Pops trained fighters for over 46 years. He was taken off dialysis and given three days to live but survived for five days, fighting to the very end, according to his son Wally Carvalho.

Pops moved to Hilo in 1991 and formed the Hawaii International Boxing Club at the Waiakea Rec Center, which became a training ground for local mixed martial arts fighters, kickboxers and kids off the street looking to turn their lives around.

“If you were a fighter on the Big Island, Pops impacted your life,” said Wally Carvalho. “He trained the Penn brothers. He worked with hundreds of fighters, a who’s who list in Hilo: Jay Carter, Mike Aina, Mike Pondella, Vance Bond, and John Lopez and too many others to name.

“He shared his life with others. He was thin with his family because he spent so much time helping the young kids. He wanted to make a difference in a kid’s life. But he was always a great dad to us.”

Pops is survived by his wife Barbara, known around Hilo as Grandma Barbara, daughters Joann and Shelley, and sons Jeff and Wally. Pops and Barbara celebrated their 61st anniversary on Feb. 18.

Born on Feb. 9, 1934 in Wailuku, Maui, Pops was a 1952 Baldwin High School graduate. As a youngster growing up on Maui, he would sneak out of the house to train at a local gym before becoming the president of the Future Farmers of America at the Valley Isle school.

He joined the Marines after high school and later worked two jobs at Oakland International Airport as an airplane mechanic and as General Motors supervisor.

Pops later landed a job at the Lockheed Missile and Space Co., which worked with NASA, and put him through college to earn his engineering degree. He became a quality control supervisor at the Sunnyvale, Calif., station and retired in 1990.

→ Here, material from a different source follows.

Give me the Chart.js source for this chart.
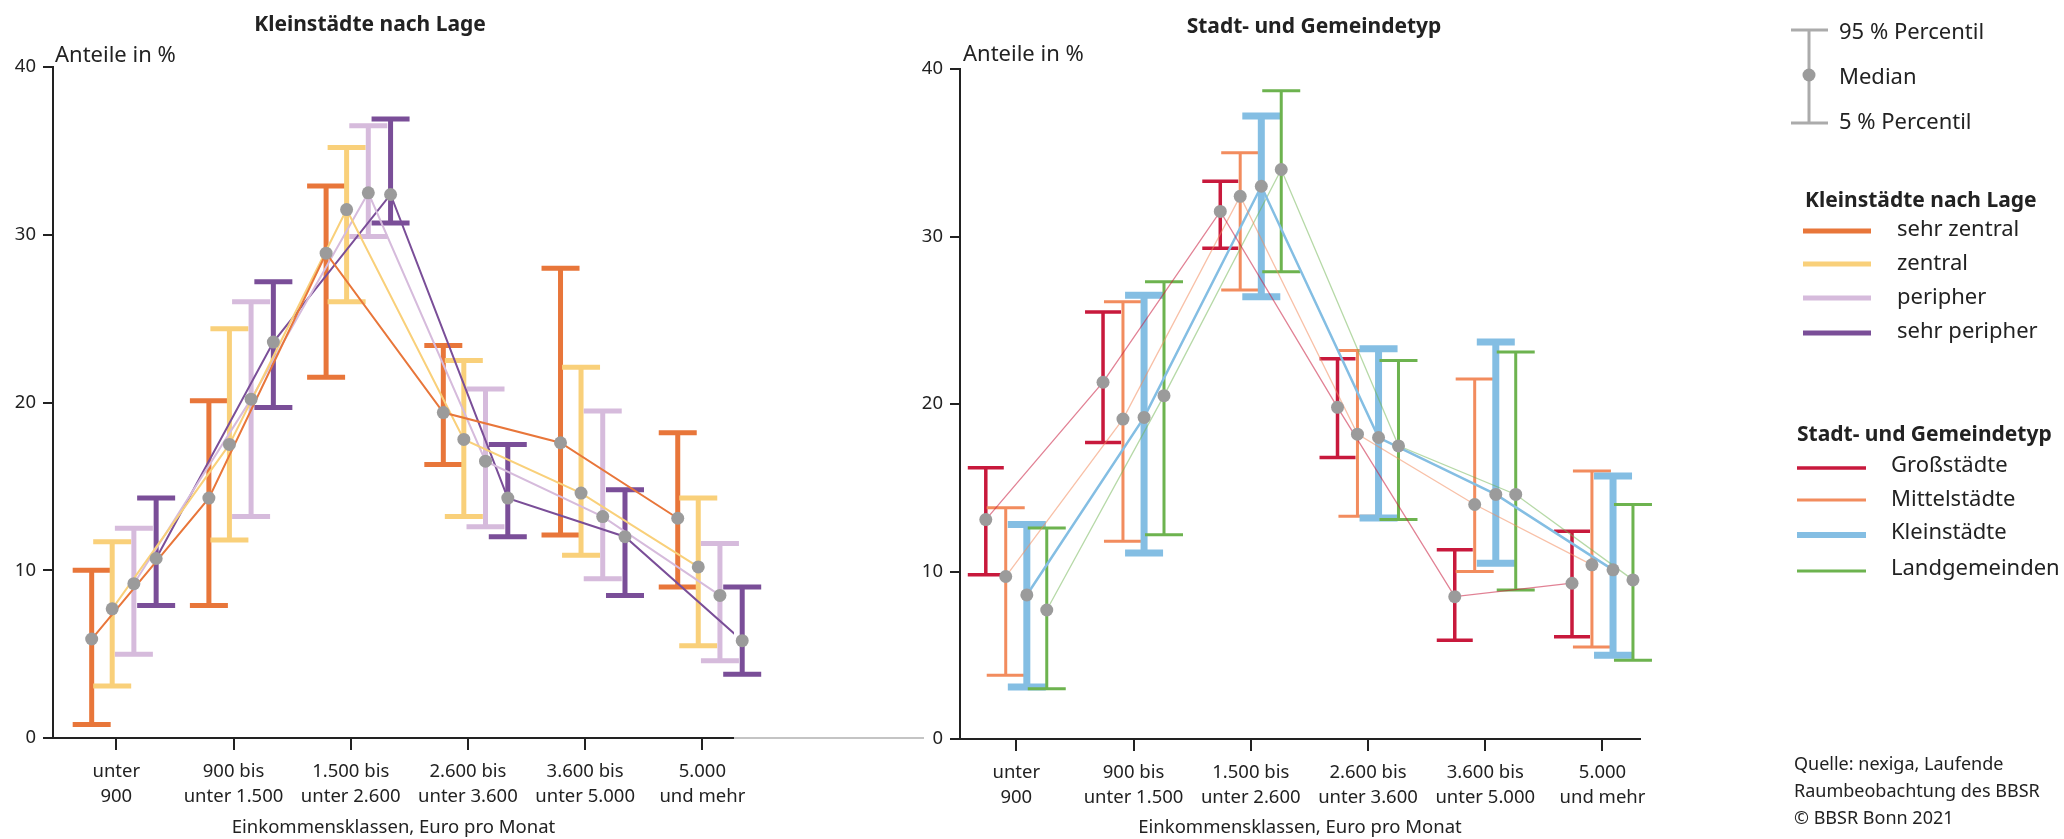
<!DOCTYPE html>
<html><head><meta charset="utf-8">
<script src="https://cdn.jsdelivr.net/npm/chart.js@4"></script>
<style>
html,body{margin:0;padding:0;background:#fff;}
body{width:2064px;height:839px;position:relative;overflow:hidden;font-family:"Noto Sans",sans-serif;color:#222;}
.t{position:absolute;white-space:nowrap;line-height:1;}
.c{transform:translate(-50%,-50%);}
.l{transform:translate(0,-50%);}
canvas{position:absolute;top:0;}
</style></head><body>
<canvas id="left" width="900" height="839" style="left:0"></canvas>
<canvas id="right" width="900" height="839" style="left:900px"></canvas>
<div style="position:absolute;left:734px;top:737px;width:190px;height:2px;background:#c4c4c4"></div>

<div class="t c" style="left:370px;top:23px;font-weight:bold;font-size:21px">Kleinstädte nach Lage</div>
<div class="t c" style="left:1314px;top:25px;font-weight:bold;font-size:21px">Stadt- und Gemeindetyp</div>
<div class="t l" style="left:55px;top:53px;font-size:22px">Anteile in %</div>
<div class="t l" style="left:963px;top:52px;font-size:22px">Anteile in %</div>

<svg style="position:absolute;left:0;top:0" width="2064" height="839">
  <g stroke="#ababab" stroke-width="3">
    <line x1="1809" y1="30" x2="1809" y2="123"/>
    <line x1="1791" y1="30" x2="1828" y2="30"/>
    <line x1="1791" y1="123" x2="1828" y2="123"/>
  </g>
  <circle cx="1809" cy="75" r="6.5" fill="#9b9b9b"/>
  <g stroke-width="5">
    <line x1="1803" y1="231" x2="1871" y2="231" stroke="#E8763A"/>
    <line x1="1803" y1="264" x2="1871" y2="264" stroke="#F9D07A"/>
    <line x1="1803" y1="298" x2="1871" y2="298" stroke="#D6BBDC"/>
    <line x1="1803" y1="333" x2="1871" y2="333" stroke="#7A4E98"/>
  </g>
  <line x1="1797" y1="468" x2="1866" y2="468" stroke="#C8193C" stroke-width="3.5"/>
  <line x1="1797" y1="500" x2="1866" y2="500" stroke="#F28C5E" stroke-width="3"/>
  <line x1="1797" y1="535" x2="1866" y2="535" stroke="#84BEE3" stroke-width="6"/>
  <line x1="1797" y1="571" x2="1866" y2="571" stroke="#6DB34F" stroke-width="3"/>
</svg>
<div class="t l" style="left:1839px;top:30px;font-size:22px">95 % Percentil</div>
<div class="t l" style="left:1839px;top:75px;font-size:22px">Median</div>
<div class="t l" style="left:1839px;top:120px;font-size:22px">5 % Percentil</div>
<div class="t l" style="left:1805px;top:199px;font-size:21px;font-weight:bold">Kleinstädte nach Lage</div>
<div class="t l" style="left:1897px;top:227px;font-size:22px">sehr zentral</div>
<div class="t l" style="left:1897px;top:261px;font-size:22px">zentral</div>
<div class="t l" style="left:1897px;top:295px;font-size:22px">peripher</div>
<div class="t l" style="left:1897px;top:329px;font-size:22px">sehr peripher</div>
<div class="t l" style="left:1797px;top:433px;font-size:21px;font-weight:bold">Stadt- und Gemeindetyp</div>
<div class="t l" style="left:1891px;top:463px;font-size:22px">Großstädte</div>
<div class="t l" style="left:1891px;top:497px;font-size:22px">Mittelstädte</div>
<div class="t l" style="left:1891px;top:530px;font-size:22px">Kleinstädte</div>
<div class="t l" style="left:1891px;top:566px;font-size:22px">Landgemeinden</div>
<div class="t l" style="left:1794px;top:763px;font-size:18px">Quelle: nexiga, Laufende</div>
<div class="t l" style="left:1794px;top:790px;font-size:18px">Raumbeobachtung des BBSR</div>
<div class="t l" style="left:1794px;top:817px;font-size:18px">© BBSR Bonn 2021</div>

<script>
// ---- categories / tick labels ----
const categories = [['unter','900'],['900 bis','unter 1.500'],['1.500 bis','unter 2.600'],['2.600 bis','unter 3.600'],['3.600 bis','unter 5.000'],['5.000','und mehr']];
const yTicks = [0, 10, 20, 30, 40];

// ---- Kleinstädte nach Lage (median, 5 % and 95 % percentile) ----
const sehrZentralMedian = [5.9, 14.3, 28.9, 19.4, 17.6, 13.1];
const sehrZentralP5     = [0.8, 7.9, 21.5, 16.3, 12.1, 9.0];
const sehrZentralP95    = [10.0, 20.1, 32.9, 23.4, 28.0, 18.2];

const zentralMedian = [7.7, 17.5, 31.5, 17.8, 14.6, 10.2];
const zentralP5     = [3.1, 11.8, 26.0, 13.2, 10.9, 5.5];
const zentralP95    = [11.7, 24.4, 35.2, 22.5, 22.1, 14.3];

const peripherMedian = [9.2, 20.2, 32.5, 16.5, 13.2, 8.5];
const peripherP5     = [5.0, 13.2, 29.9, 12.6, 9.5, 4.6];
const peripherP95    = [12.5, 26.0, 36.5, 20.8, 19.5, 11.6];

const sehrPeripherMedian = [10.7, 23.6, 32.4, 14.3, 12.0, 5.8];
const sehrPeripherP5     = [7.9, 19.7, 30.7, 12.0, 8.5, 3.8];
const sehrPeripherP95    = [14.3, 27.2, 36.9, 17.5, 14.8, 9.0];

// ---- Stadt- und Gemeindetyp ----
const grossMedian = [13.1, 21.3, 31.5, 19.8, 8.5, 9.3];
const grossP5     = [9.8, 17.7, 29.3, 16.8, 5.9, 6.1];
const grossP95    = [16.2, 25.5, 33.3, 22.7, 11.3, 12.4];

const mittelMedian = [9.7, 19.1, 32.4, 18.2, 14.0, 10.4];
const mittelP5     = [3.8, 11.8, 26.8, 13.3, 10.0, 5.5];
const mittelP95    = [13.8, 26.1, 35.0, 23.2, 21.5, 16.0];

const kleinMedian = [8.6, 19.2, 33.0, 18.0, 14.6, 10.1];
const kleinP5     = [3.1, 11.1, 26.4, 13.2, 10.5, 5.0];
const kleinP95    = [12.8, 26.5, 37.2, 23.3, 23.7, 15.7];

const landMedian = [7.7, 20.5, 34.0, 17.5, 14.6, 9.5];
const landP5     = [3.0, 12.2, 27.9, 13.1, 8.9, 4.7];
const landP95    = [12.6, 27.3, 38.7, 22.6, 23.1, 14.0];

// ---- styles ----
const FONT = '"Noto Sans", sans-serif';
const INK = '#222';

function series(label, med, lo, hi, st){
  return {
    label,
    data: med.map((v,i)=>({x:i+st.off, y:v})),
    low: lo, high: hi,
    borderColor: st.line, borderWidth: st.lw,
    barColor: st.bar, barWidth: st.bw, capHalf: st.cap,
    pointRadius: 0, tension: 0, fill:false
  };
}

const errorBars = {
  id:'errorBars',
  beforeDatasetsDraw(chart){
    const ctx = chart.ctx, ys = chart.scales.y;
    chart.data.datasets.forEach((ds,di)=>{
      const meta = chart.getDatasetMeta(di);
      ctx.save();
      ctx.strokeStyle = ds.barColor; ctx.lineWidth = ds.barWidth; ctx.lineCap='butt';
      meta.data.forEach((pt,i)=>{
        const x = pt.x, yl = ys.getPixelForValue(ds.low[i]), yh = ys.getPixelForValue(ds.high[i]);
        const c = ds.capHalf;
        ctx.beginPath();
        ctx.moveTo(x, yh); ctx.lineTo(x, yl);
        ctx.moveTo(x-c, yh); ctx.lineTo(x+c, yh);
        ctx.moveTo(x-c, yl); ctx.lineTo(x+c, yl);
        ctx.stroke();
      });
      ctx.restore();
    });
  },
  afterDatasetsDraw(chart){
    const ctx = chart.ctx;
    chart.data.datasets.forEach((ds,di)=>{
      chart.getDatasetMeta(di).data.forEach(pt=>{
        ctx.beginPath(); ctx.fillStyle='#9b9b9b';
        ctx.arc(pt.x, pt.y, 6.5, 0, Math.PI*2); ctx.fill();
      });
    });
  }
};

function makeOptions(cfg){
  return {
    responsive:false, animation:false, devicePixelRatio:1,
    layout:{padding:{top:cfg.top, right:cfg.right, left:0, bottom:0}},
    plugins:{legend:{display:false}, tooltip:{enabled:false}},
    scales:{
      x:{
        type:'linear', min:cfg.xmin, max:cfg.xmax,
        afterBuildTicks(s){ s.ticks = categories.map((c,i)=>({value:i})); },
        afterFit(s){ s.height = cfg.xh; },
        ticks:{callback:(v)=>categories[v], color:INK, font:{family:FONT,size:18.5,lineHeight:1.32}, padding:10, maxRotation:0, autoSkip:false},
        grid:{drawOnChartArea:false, drawTicks:true, tickLength:12, color:INK, lineWidth:2},
        border:{display:true, color:INK, width:2},
        title:{display:true, text:'Einkommensklassen, Euro pro Monat', color:INK, font:{family:FONT,size:18.5,lineHeight:1.2}, padding:{top:0,bottom:0}}
      },
      y:{
        min:0, max:40,
        afterBuildTicks(s){ s.ticks = yTicks.map(v=>({value:v})); },
        afterFit(s){ s.width = cfg.yw; },
        ticks:{color:INK, font:{family:FONT,size:18.5}, padding:7},
        grid:{drawOnChartArea:false, drawTicks:true, tickLength:10, color:INK, lineWidth:2},
        border:{display:true, color:INK, width:2}
      }
    }
  };
}

const stL = {
  sz:{off:-0.21, line:'#E8763A', bar:'#E8763A', lw:2, bw:5, cap:19},
  z: {off:-0.035, line:'#F9D07A', bar:'#F9D07A', lw:2, bw:5, cap:19},
  p: {off:0.15, line:'#D6BBDC', bar:'#D6BBDC', lw:2, bw:5, cap:19},
  sp:{off:0.34, line:'#7A4E98', bar:'#7A4E98', lw:2, bw:5, cap:19}
};
new Chart(document.getElementById('left'), {
  type:'line',
  data:{datasets:[
    series('sehr zentral', sehrZentralMedian, sehrZentralP5, sehrZentralP95, stL.sz),
    series('zentral', zentralMedian, zentralP5, zentralP95, stL.z),
    series('peripher', peripherMedian, peripherP5, peripherP95, stL.p),
    series('sehr peripher', sehrPeripherMedian, sehrPeripherP5, sehrPeripherP95, stL.sp)
  ]},
  options: makeOptions({top:67, right:166, xmin:-0.54, xmax:5.27, xh:101, yw:53}),
  plugins:[errorBars]
});

const stR = {
  g:{off:-0.26, line:'rgba(200,25,60,0.55)', bar:'#C8193C', lw:1.3, bw:3.5, cap:18},
  m:{off:-0.09, line:'rgba(242,140,94,0.55)', bar:'#F28C5E', lw:1.3, bw:3, cap:19},
  k:{off:0.09, line:'#84BEE3', bar:'#84BEE3', lw:2.5, bw:7, cap:19},
  l:{off:0.26, line:'rgba(109,179,79,0.5)', bar:'#6DB34F', lw:1.3, bw:3, cap:19}
};
new Chart(document.getElementById('right'), {
  type:'line',
  data:{datasets:[
    series('Großstädte', grossMedian, grossP5, grossP95, stR.g),
    series('Mittelstädte', mittelMedian, mittelP5, mittelP95, stR.m),
    series('Kleinstädte', kleinMedian, kleinP5, kleinP95, stR.k),
    series('Landgemeinden', landMedian, landP5, landP95, stR.l)
  ]},
  options: makeOptions({top:69, right:160, xmin:-0.48, xmax:5.32, xh:100, yw:60}),
  plugins:[errorBars]
});
</script>
</body></html>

In 1970, he became president of the 50th State Athletic Club in Fremont, Calif., where fighters with Hawaii ties trained. Pops also worked with Scott Coker at West Coast Taikwondo; Coker is now the Bellator president.

One of Pops’ students was Javier Mendez, a former world champion kick boxer and founder of American Kickboxing Academy. He’s also the trainer of Velasquez, who reclaimed his heavyweight title over Junior dos Santos at UFC 155 in 2012.

In an interview on mmamania.com, Mendez credited his old coach for teaching Velasquez the “Pops special,” an overhand right.

“He came down from Hawaii. He had has his own MMA fighters in Hawaii. The man is 78 years old (in 2012) and I swear he has the Guinness Book of World Record for ability to hold pads for anybody regardless of size,” Mendez said. “Pops showed him that overhand and Cain took it like water. It was great to see that and to watch that punch come through.”

Pops moved back to Fremont three years ago and opened Pop’s training camp with his son Jeff. Wally Carvalho had a long run as a kickboxing promoter with his Toughman Hawaii shows. He’s hoping to run an annual memorial card in Hilo.


“Everybody who grew up or lived in Hilo and fought they’re all products of Pops,” Wally said. “What he was most proud of was working with kids, seeing them grow up and then working with their kids, like Sergio Mamone. He worked with Sergio and worked with his two boys (Wela and Ricky).

“He was proud to tell his fighters that they would never lose if they believed in themselves in the ring or outside of the ring in their own lives. He was always positive. He wanted his fighters to work hard, and he really shared his life with others.”